Now we have to calculate the frequency,
We know that,
$v = \dfrac{c}{\lambda }$
Here
$c = 3.8 \times {10^8}m{s^{ - 1}}$ -Speed of light
By putting the respective values in the frequency equation we will get,
$v = \dfrac{{3.8 \times {{10}^8}m{s^{ - 1}}}}{{108.5nm}}$
Now to get a simplified value of frequency we need to convert $nm$ into $m$ .
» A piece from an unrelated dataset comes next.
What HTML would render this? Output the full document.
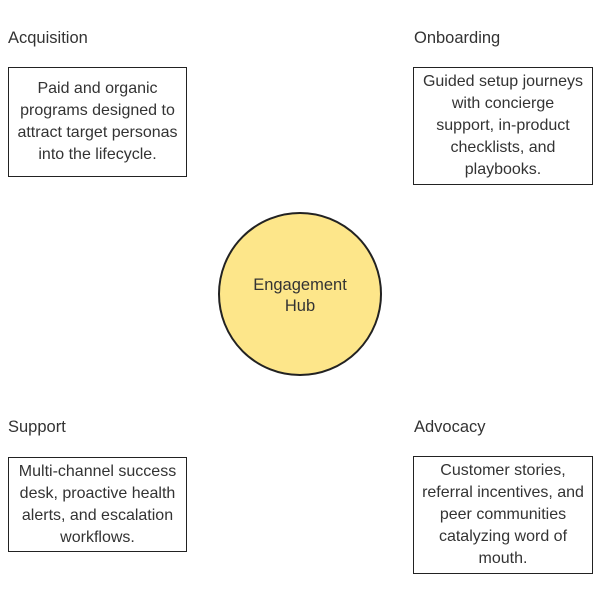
<!DOCTYPE html>
<html><head><meta charset="utf-8"><style>
body{margin:0;width:600px;height:600px;background:#fff;position:relative;font-family:"Liberation Sans",sans-serif;color:#333;overflow:hidden}
.l{position:absolute;font-size:16.5px;line-height:20px}
.b{position:absolute;box-sizing:border-box;border:1.5px solid #222;background:#fff;text-align:center;font-size:16px;line-height:22px;white-space:nowrap;display:flex;align-items:center;justify-content:center}
.c{position:absolute;left:218px;top:212px;width:164px;height:164px;box-sizing:border-box;border:2px solid #222;border-radius:50%;background:#fde68a;text-align:center;font-size:16.5px;line-height:21px;padding-top:61px}
</style></head><body>
<div class="l" style="left:8px;top:28px">Acquisition</div>
<div class="b" style="left:8px;top:67px;width:179px;height:110px"><div>Paid and organic<br>programs designed to<br>attract target personas<br>into the lifecycle.</div></div>
<div class="l" style="left:414px;top:28px">Onboarding</div>
<div class="b" style="left:413px;top:67px;width:180px;height:118px"><div>Guided setup journeys<br>with concierge<br>support, in-product<br>checklists, and<br>playbooks.</div></div>
<div class="c">Engagement<br>Hub</div>
<div class="l" style="left:8px;top:417px">Support</div>
<div class="b" style="left:8px;top:457px;width:179px;height:95px"><div>Multi-channel success<br>desk, proactive health<br>alerts, and escalation<br>workflows.</div></div>
<div class="l" style="left:414px;top:417px">Advocacy</div>
<div class="b" style="left:413px;top:456px;width:180px;height:118px"><div>Customer stories,<br>referral incentives, and<br>peer communities<br>catalyzing word of<br>mouth.</div></div>
</body></html>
Now multiply the denominator with ${10^{ - 9}}$.
We get,
$v = \dfrac{{3.8 \times {{10}^8}m{s^{ - 1}}}}{{108.5 \times {{10}^{ - 9}}m}}$
$\Rightarrow v = 0.035 \times {10^{8 + 9}}{s^{ - 1}}$
$\Rightarrow v = 0.035 \times {10^{17}}{s^{ - 1}}$
$\Rightarrow v = 3.50 \times {10^{15}}{s^{ - 1}}$
Therefore the frequency a photon generates during transition is $3.50 \times {10^{15}}{s^{ - 1}}$.

Note:
We always keep in mind while calculating wavelengths that convert the meter into nanometers. Generally we make a common mistake while writing the atomic number of an ion. Atomic number never depends on the number of electrons, it depends on the number of protons present in an element.